(OBJECTIVE): All lines from the beginning of the listing through the line with "32.203, 31.943, 31.688];" are to be copied word for word; the pictures are not.

== SUPPLIED DATA

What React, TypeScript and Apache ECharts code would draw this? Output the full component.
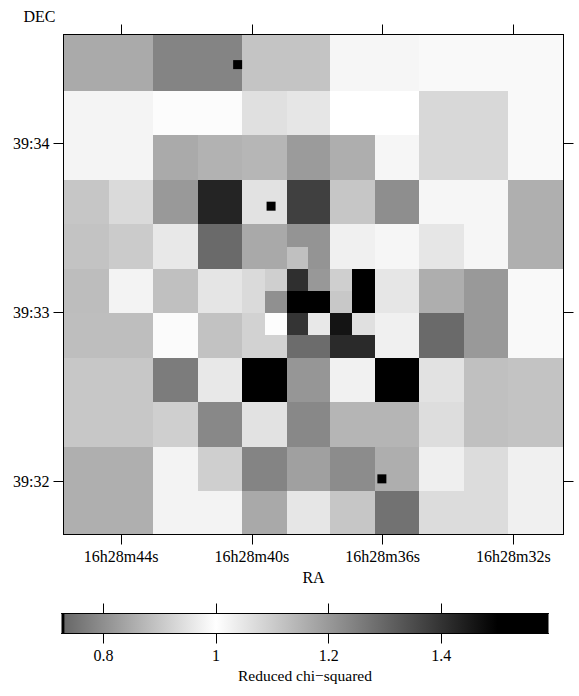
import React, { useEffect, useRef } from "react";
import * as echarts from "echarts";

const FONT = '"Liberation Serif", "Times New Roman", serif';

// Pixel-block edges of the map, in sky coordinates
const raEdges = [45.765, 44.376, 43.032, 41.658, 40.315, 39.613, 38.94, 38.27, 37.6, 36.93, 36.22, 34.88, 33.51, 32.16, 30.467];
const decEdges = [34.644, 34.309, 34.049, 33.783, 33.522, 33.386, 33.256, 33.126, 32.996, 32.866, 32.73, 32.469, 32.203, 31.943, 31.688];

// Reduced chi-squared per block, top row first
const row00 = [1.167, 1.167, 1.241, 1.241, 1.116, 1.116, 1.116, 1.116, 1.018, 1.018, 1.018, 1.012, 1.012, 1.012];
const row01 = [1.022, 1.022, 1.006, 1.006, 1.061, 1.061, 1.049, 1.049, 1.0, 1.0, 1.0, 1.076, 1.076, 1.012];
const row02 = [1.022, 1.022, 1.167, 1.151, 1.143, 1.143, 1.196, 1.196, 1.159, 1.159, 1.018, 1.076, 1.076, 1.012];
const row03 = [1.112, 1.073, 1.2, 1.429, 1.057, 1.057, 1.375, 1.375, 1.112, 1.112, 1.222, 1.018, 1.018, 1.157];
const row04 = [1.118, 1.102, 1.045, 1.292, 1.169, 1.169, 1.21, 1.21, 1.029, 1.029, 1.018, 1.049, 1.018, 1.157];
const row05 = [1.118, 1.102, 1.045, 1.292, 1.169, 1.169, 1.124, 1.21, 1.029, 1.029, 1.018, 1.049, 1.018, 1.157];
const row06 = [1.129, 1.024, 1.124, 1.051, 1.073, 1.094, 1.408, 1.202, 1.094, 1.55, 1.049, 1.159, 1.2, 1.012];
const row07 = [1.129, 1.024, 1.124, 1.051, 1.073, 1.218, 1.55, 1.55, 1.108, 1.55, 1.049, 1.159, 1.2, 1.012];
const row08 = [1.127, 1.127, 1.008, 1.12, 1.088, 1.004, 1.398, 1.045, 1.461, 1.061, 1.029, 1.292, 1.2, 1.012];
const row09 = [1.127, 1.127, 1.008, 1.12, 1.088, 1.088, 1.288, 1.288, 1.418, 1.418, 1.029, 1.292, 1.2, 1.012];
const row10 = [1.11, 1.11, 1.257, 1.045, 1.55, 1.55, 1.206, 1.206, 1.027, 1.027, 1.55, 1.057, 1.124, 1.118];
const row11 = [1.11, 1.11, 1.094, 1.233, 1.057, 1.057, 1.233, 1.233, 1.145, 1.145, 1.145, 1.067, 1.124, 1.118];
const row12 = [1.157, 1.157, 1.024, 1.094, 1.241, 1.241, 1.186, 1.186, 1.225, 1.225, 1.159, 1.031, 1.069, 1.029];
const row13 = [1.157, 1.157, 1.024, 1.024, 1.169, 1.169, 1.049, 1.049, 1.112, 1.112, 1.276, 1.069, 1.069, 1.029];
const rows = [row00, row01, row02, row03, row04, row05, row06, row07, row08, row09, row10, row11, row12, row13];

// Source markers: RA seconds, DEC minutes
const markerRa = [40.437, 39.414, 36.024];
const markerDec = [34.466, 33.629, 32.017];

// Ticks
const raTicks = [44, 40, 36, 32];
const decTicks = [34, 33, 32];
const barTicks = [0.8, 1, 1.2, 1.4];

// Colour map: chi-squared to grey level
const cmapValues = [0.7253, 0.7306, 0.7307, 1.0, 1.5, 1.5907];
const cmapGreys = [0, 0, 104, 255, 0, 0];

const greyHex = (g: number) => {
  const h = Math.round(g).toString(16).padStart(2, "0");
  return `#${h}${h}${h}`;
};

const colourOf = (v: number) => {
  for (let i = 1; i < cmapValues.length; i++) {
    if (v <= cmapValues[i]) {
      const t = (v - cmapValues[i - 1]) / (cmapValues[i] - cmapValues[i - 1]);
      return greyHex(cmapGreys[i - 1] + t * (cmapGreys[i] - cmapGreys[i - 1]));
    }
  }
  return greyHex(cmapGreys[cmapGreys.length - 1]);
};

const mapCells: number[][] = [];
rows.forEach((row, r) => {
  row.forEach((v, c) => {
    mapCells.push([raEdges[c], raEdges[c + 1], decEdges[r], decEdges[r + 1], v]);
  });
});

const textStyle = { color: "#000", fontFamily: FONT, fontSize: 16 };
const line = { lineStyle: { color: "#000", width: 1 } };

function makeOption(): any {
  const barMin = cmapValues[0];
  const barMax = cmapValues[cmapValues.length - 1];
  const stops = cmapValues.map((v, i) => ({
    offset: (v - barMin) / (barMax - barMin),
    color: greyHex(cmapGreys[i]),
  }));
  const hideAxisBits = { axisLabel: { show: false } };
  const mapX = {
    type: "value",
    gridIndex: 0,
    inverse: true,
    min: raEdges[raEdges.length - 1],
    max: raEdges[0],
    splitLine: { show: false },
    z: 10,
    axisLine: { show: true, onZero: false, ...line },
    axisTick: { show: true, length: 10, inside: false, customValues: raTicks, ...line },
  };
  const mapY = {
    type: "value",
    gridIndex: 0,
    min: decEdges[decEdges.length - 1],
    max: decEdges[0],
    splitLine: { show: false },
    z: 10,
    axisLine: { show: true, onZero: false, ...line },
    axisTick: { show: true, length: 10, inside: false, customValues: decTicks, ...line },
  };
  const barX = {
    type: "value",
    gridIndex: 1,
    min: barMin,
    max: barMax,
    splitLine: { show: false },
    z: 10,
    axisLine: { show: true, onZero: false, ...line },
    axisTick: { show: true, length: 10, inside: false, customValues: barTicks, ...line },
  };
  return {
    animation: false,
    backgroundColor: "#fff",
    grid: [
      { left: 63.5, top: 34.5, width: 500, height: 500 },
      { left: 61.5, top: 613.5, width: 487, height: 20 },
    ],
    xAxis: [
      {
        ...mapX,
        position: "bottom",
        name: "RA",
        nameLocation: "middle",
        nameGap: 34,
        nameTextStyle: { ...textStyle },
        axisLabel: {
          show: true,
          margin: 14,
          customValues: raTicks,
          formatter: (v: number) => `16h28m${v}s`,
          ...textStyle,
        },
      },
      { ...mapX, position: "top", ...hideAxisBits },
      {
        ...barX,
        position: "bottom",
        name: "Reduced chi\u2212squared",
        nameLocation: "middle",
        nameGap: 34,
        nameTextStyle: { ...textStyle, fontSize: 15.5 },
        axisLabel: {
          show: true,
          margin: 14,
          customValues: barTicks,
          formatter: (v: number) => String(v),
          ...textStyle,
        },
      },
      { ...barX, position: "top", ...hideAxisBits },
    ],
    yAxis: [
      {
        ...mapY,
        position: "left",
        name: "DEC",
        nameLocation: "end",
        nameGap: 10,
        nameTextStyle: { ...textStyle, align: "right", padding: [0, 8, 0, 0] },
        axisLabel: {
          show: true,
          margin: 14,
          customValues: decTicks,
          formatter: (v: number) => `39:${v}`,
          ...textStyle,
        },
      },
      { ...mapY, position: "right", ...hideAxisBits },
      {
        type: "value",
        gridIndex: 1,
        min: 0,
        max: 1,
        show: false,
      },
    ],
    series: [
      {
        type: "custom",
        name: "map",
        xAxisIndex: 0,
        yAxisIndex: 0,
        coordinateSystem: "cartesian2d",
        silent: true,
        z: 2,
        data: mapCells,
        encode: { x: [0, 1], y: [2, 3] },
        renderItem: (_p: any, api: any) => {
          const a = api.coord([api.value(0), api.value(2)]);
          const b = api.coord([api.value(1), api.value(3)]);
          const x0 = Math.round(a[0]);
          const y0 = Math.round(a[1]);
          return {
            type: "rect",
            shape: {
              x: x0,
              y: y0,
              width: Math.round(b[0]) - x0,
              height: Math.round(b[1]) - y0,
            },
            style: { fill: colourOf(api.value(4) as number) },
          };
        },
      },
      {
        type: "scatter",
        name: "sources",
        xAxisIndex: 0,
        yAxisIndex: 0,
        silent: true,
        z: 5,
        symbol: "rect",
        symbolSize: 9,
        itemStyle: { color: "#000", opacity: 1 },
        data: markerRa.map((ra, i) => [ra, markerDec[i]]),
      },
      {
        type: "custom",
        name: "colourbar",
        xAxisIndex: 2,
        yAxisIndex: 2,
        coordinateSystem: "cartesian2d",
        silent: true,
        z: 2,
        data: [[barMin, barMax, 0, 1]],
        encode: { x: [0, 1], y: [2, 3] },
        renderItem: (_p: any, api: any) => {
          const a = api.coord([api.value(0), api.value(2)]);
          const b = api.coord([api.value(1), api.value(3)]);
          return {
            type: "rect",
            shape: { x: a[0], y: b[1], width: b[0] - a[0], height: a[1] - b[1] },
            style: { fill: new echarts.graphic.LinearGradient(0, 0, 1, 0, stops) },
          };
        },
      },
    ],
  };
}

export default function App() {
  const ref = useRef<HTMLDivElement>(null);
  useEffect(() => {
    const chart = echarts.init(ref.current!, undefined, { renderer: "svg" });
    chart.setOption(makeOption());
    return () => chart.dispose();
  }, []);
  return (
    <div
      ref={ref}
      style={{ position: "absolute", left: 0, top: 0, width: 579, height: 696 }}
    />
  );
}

====

(EXERCISE OUTPUT):
What React, TypeScript and Apache ECharts code would draw this? Output the full component.
import React, { useEffect, useRef } from "react";
import * as echarts from "echarts";

const FONT = '"Liberation Serif", "Times New Roman", serif';

// Pixel-block edges of the map, in sky coordinates
const raEdges = [45.765, 44.376, 43.032, 41.658, 40.315, 39.613, 38.94, 38.27, 37.6, 36.93, 36.22, 34.88, 33.51, 32.16, 30.467];
const decEdges = [34.644, 34.309, 34.049, 33.783, 33.522, 33.386, 33.256, 33.126, 32.996, 32.866, 32.73, 32.469, 32.203, 31.943, 31.688];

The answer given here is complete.